Zwar reicht nach der Rechtsprechung des Senats für den Vorsteuerabzug aus einer Rechnung zur Identifizierung der Leistung nicht aus, wenn über hochpreisige Uhren und Armbänder mit Kaufpreisen von jeweils 5 000 DM und mehr mit bloßen Gattungsbezeichnungen "Uhren" und "Armbänder" abgerechnet wird (vgl. BFH-Beschluss in BFH/NV 2003, 51). Das FG hat aber zu Recht ausgeführt, es sei zweifelhaft, ob diese Rechtsprechung zur Leistungsbeschreibung auf den Streitfall übertragbar sei. Überdies weisen die Rechnungen der A-GmbH nicht nur bloße --allgemeine-- Gattungsbezeichnungen auf, sondern auch Artikel-Nummern.

Ist --wie mithin hier-- die Rechtslage nicht eindeutig, ist über die zu klärende Frage im summarischen Verfahren auf Aussetzung der Vollziehung eines Verwaltungsakts nicht abschließend zu entscheiden (vgl. BFH-Beschlüsse vom 30. November 2000 V B 187/00, BFH/NV 2001, 657; vom 14. Oktober 2002 V B 60/02, BFH/NV 2003, 87, unter II. 3., m.w.N.; vom 25. November 2005 V B 75/05, BFH/NV 2006, 447).

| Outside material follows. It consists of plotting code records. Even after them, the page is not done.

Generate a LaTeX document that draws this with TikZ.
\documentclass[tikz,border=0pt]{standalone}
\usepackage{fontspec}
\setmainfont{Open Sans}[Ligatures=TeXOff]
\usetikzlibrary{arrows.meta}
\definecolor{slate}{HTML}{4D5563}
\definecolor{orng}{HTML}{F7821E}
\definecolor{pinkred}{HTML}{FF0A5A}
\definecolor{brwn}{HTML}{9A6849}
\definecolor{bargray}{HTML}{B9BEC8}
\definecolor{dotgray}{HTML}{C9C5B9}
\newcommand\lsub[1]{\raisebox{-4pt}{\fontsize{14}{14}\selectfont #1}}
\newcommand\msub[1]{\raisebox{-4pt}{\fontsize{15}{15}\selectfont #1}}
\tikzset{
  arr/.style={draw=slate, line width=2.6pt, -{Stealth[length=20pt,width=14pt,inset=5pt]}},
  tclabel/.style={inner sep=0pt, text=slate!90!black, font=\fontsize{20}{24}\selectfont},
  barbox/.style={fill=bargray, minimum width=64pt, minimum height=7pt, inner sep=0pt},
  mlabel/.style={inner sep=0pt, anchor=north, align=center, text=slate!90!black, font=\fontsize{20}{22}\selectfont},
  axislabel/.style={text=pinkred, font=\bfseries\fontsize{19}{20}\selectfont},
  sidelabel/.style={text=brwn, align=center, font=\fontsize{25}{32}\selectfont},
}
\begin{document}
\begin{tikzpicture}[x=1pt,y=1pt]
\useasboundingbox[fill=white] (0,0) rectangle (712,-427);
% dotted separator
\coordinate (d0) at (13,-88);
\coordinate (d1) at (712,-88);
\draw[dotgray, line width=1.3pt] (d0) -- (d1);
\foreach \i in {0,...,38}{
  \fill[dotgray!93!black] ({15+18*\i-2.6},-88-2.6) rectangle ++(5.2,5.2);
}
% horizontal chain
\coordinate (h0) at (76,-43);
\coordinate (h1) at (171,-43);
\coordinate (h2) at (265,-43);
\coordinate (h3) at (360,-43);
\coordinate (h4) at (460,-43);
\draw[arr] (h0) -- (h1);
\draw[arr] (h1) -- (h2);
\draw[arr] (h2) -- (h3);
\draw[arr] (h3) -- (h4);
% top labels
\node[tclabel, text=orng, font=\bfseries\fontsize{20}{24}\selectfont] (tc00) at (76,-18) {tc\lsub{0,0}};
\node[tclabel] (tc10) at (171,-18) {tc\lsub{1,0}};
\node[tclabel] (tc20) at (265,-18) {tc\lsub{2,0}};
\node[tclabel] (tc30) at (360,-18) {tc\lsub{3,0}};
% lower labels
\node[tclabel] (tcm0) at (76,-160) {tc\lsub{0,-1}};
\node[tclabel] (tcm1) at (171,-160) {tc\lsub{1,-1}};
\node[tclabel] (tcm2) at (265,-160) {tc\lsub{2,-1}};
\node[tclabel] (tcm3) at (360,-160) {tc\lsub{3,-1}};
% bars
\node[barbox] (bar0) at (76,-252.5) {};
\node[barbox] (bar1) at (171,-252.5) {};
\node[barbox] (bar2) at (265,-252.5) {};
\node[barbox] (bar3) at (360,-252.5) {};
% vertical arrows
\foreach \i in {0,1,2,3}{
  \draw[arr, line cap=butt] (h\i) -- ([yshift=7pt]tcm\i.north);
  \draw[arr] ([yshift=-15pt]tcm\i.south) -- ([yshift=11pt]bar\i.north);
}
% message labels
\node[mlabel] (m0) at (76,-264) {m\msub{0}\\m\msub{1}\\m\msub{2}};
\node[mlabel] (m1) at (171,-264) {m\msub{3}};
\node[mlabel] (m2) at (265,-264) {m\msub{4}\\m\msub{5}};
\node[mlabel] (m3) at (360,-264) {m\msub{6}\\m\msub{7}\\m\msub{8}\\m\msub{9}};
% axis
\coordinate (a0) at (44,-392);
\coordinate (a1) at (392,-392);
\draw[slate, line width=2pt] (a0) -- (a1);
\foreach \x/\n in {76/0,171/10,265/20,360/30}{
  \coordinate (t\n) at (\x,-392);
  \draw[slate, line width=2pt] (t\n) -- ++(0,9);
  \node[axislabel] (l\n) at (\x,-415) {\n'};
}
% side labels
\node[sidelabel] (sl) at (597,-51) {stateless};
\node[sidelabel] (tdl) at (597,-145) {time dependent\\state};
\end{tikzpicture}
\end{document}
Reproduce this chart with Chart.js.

c) Überdies ist nach den Ausführungen des FG --denen das FA mit der Beschwerde nicht widersprochen hat-- unklar, ob bei Lieferungen der hier zu beurteilenden Art die Angabe von Serien- bzw. Lizenznummern handelsüblich ist.

Das FG hat mit Recht darauf hingewiesen, dass dahin gehende tatsächliche Feststellungen in dem noch nicht abgeschlossenen Einspruchsverfahren oder ggf. in einem gerichtlichen Hauptsacheverfahren zu treffen sind, nicht jedoch in dem vorliegenden Eilverfahren.

3. Gründe für die Anordnung einer Sicherheitsleistung (§ 69 Abs. 3 Satz 1 i.V.m Abs. 2 Satz 3 FGO) sind weder vorgetragen noch ersichtlich.